The Australian Bureau of Statistics (ABS) showed headline inflation rising by 2.1% from a year ago in October, unchanged from September’s reading and slower than August’s 2.7% increase. Analysts had expected price increases to accelerate to 2.8%.
Excluding volatile items and holiday travel, consumer prices rose by 2.4% in October, down from 2.7% in September.
Link to ABS October CPI Report
Meanwhile, the Reserve Bank of Australia’s (RBA) trimmed mean inflation – an alternative measure of underlying inflation – came in at 3.5% in October, up from 3.2% in September.
Details also revealed that:
- Food and non-alcoholic beverages (+3.3%), Holiday travel and accommodation (+8.0%), and Alcohol and tobacco (+6.0%) saw the most significant gains
- Transport (-2.8%) and Electricity (-35.6%) helped offset overall prices, with fuel prices falling 11.5% annually
- Housing costs increased slightly, with Rents up 6.7% year-over-year amid tight rental markets
The report underscores that inflation remains above RBA’s 2% – 3% target band but is gradually moderating, keeping the central bank’s current policy stance in focus as traders look ahead to the next RBA meeting.
Australian dollar vs.
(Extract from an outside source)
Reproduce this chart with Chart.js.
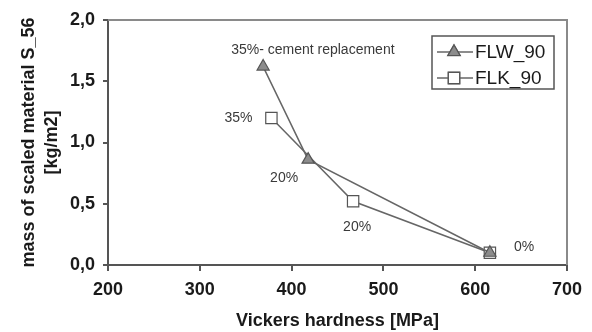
<!DOCTYPE html>
<html lang="en">
<head>
    <meta charset="UTF-8">
    <title>Vickers hardness</title>
    <script src="https://cdn.jsdelivr.net/npm/chart.js@4/dist/chart.umd.min.js"></script>
    <style>
        html, body { margin: 0; padding: 0; background: #fff; }
        #wrap { width: 592px; height: 332px; }
    </style>
</head>
<body>
<div id="wrap"><canvas id="main_chart"></canvas></div>
<script>
    // data
    const flwHardness = [369, 418, 616];
    const flwMass = [1.62, 0.86, 0.10];
    const flkHardness = [378, 467, 616];
    const flkMass = [1.20, 0.52, 0.10];
    const flwNotes = ['35%- cement replacement', '20%', ''];
    const flkNotes = ['35%', '20%', '0%'];
    const xTicks = [200, 300, 400, 500, 600, 700];
    const yTicks = [0, 0.5, 1.0, 1.5, 2.0];

    const FONT = "'Liberation Sans', Arial, sans-serif";
    const LINE_COLOR = '#666';

    // where each note sits relative to its point (pixels)
    const noteOffsets = {
        0: [[-32, -16, 'left'], [-24, 18, 'center'], [0, 0, 'left']],
        1: [[-19, 0, 'right'], [4, 26, 'center'], [24, -6, 'left']]
    };

    const notesPlugin = {
        id: 'notes',
        afterDatasetsDraw(chart) {
            const ctx = chart.ctx;
            ctx.save();
            ctx.font = '14px ' + FONT;
            ctx.fillStyle = '#3a3a3a';
            ctx.textBaseline = 'middle';
            [flwNotes, flkNotes].forEach((notes, di) => {
                const meta = chart.getDatasetMeta(di);
                notes.forEach((txt, i) => {
                    if (!txt) return;
                    const pt = meta.data[i];
                    const [dx, dy, align] = noteOffsets[di][i];
                    ctx.textAlign = align;
                    ctx.fillText(txt, pt.x + dx, pt.y + dy);
                });
            });
            ctx.restore();
        }
    };

    const framePlugin = {
        id: 'frame',
        beforeDatasetsDraw(chart) {
            const a = chart.chartArea;
            const ctx = chart.ctx;
            ctx.save();
            ctx.strokeStyle = '#8a8a8a';
            ctx.lineWidth = 2;
            ctx.beginPath();
            ctx.moveTo(a.left, a.top);
            ctx.lineTo(a.right, a.top);
            ctx.lineTo(a.right, a.bottom);
            ctx.stroke();
            ctx.restore();
        }
    };

    const legendPlugin = {
        id: 'boxLegend',
        afterDraw(chart) {
            const ctx = chart.ctx;
            const a = chart.chartArea;
            const x0 = a.right - 135, y0 = a.top + 16, w = 122, h = 53;
            ctx.save();
            ctx.fillStyle = '#fff';
            ctx.fillRect(x0, y0, w, h);
            ctx.strokeStyle = '#555';
            ctx.lineWidth = 1.5;
            ctx.strokeRect(x0, y0, w, h);
            chart.data.datasets.forEach((ds, i) => {
                const cy = y0 + 16 + i * 26;
                ctx.strokeStyle = LINE_COLOR;
                ctx.lineWidth = 1.5;
                ctx.beginPath();
                ctx.moveTo(x0 + 5, cy);
                ctx.lineTo(x0 + 41, cy);
                ctx.stroke();
                Chart.helpers.drawPoint(ctx, {
                    pointStyle: ds.pointStyle,
                    radius: ds.pointRadius,
                    borderWidth: ds.pointBorderWidth,
                    rotation: 0
                }, x0 + 22, cy);
                ctx.fillStyle = ds.pointBackgroundColor;
                ctx.strokeStyle = ds.pointBorderColor;
                ctx.lineWidth = ds.pointBorderWidth;
                ctx.fill();
                ctx.stroke();
                ctx.fillStyle = '#1a1a1a';
                ctx.font = '19px ' + FONT;
                ctx.textAlign = 'left';
                ctx.textBaseline = 'middle';
                ctx.fillText(ds.label, x0 + 43, cy + 1);
            });
            ctx.restore();
        }
    };

    const canvas = document.getElementById('main_chart').getContext('2d');
    const chart = new Chart(canvas, {
        type: 'scatter',
        data: {
            datasets: [{
                label: 'FLW_90',
                data: flwHardness.map((v, i) => ({x: v, y: flwMass[i]})),
                showLine: true,
                borderColor: LINE_COLOR,
                borderWidth: 1.5,
                pointStyle: 'triangle',
                pointRadius: 7,
                pointBackgroundColor: '#8c8c8c',
                pointBorderColor: '#555',
                pointBorderWidth: 1.2
            }, {
                label: 'FLK_90',
                data: flkHardness.map((v, i) => ({x: v, y: flkMass[i]})),
                showLine: true,
                borderColor: LINE_COLOR,
                borderWidth: 1.5,
                pointStyle: 'rect',
                pointRadius: 8,
                pointBackgroundColor: '#fff',
                pointBorderColor: '#555',
                pointBorderWidth: 1.2
            }]
        },
        options: {
            animation: false,
            responsive: true,
            maintainAspectRatio: false,
            layout: {padding: {left: 0, top: 20, right: 25, bottom: 0}},
            plugins: {legend: {display: false}, tooltip: {enabled: false}},
            scales: {
                x: {
                    type: 'linear',
                    min: 200, max: 700,
                    afterBuildTicks: s => { s.ticks = xTicks.map(v => ({value: v})); },
                    afterFit: s => { s.height = 67; },
                    border: {color: '#555', width: 2},
                    grid: {drawOnChartArea: false, drawTicks: true, tickLength: 6, color: '#555', lineWidth: 2},
                    ticks: {
                        color: '#1a1a1a', padding: 8,
                        font: {family: FONT, size: 18, weight: 'bold'}
                    },
                    title: {
                        display: true, text: 'Vickers hardness [MPa]', color: '#1a1a1a',
                        font: {family: FONT, size: 18, weight: 'bold'}, padding: {top: 3, bottom: 0}
                    }
                },
                y: {
                    type: 'linear',
                    min: 0, max: 2,
                    afterBuildTicks: s => { s.ticks = yTicks.map(v => ({value: v})); },
                    afterFit: s => { s.width = 108; },
                    border: {color: '#555', width: 2},
                    grid: {drawOnChartArea: false, drawTicks: true, tickLength: 5, color: '#555', lineWidth: 2},
                    ticks: {
                        color: '#1a1a1a', padding: 8,
                        font: {family: FONT, size: 18, weight: 'bold'},
                        callback: v => v.toFixed(1).replace('.', ',')
                    },
                    title: {
                        display: true, text: ['mass of scaled material S_56', '[kg/m2]'], color: '#1a1a1a',
                        font: {family: FONT, size: 18, weight: 'bold', lineHeight: 1.3}, padding: {top: 17, bottom: 0}
                    }
                }
            }
        },
        plugins: [framePlugin, notesPlugin, legendPlugin]
    });
</script>
</body>
</html>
Major Currencies: 5-min
The Australian dollar, which had been giving up some of its U.S. session gains, edged lower ahead of the release and swung even lower when the annual CPI report came out.
But while the comdoll initially dipped on the broadly cooler inflation reading, it also quickly recovered losses as traders considered that the report is unlikely to change the RBA’s view that inflation “remains too high.”
The post-report upswing lasted for about an hour before Reserve Bank of New Zealand’s (RBNZ) not-so-dovish policy decision caught buying attention while fears over Trump’s potential tariffs weighed on overall risk sentiment.
At the time of writing, the Aussie was trading mixed against its counterparts, showing weakness particularly against NZD and JPY but mixed price action against some other currencies.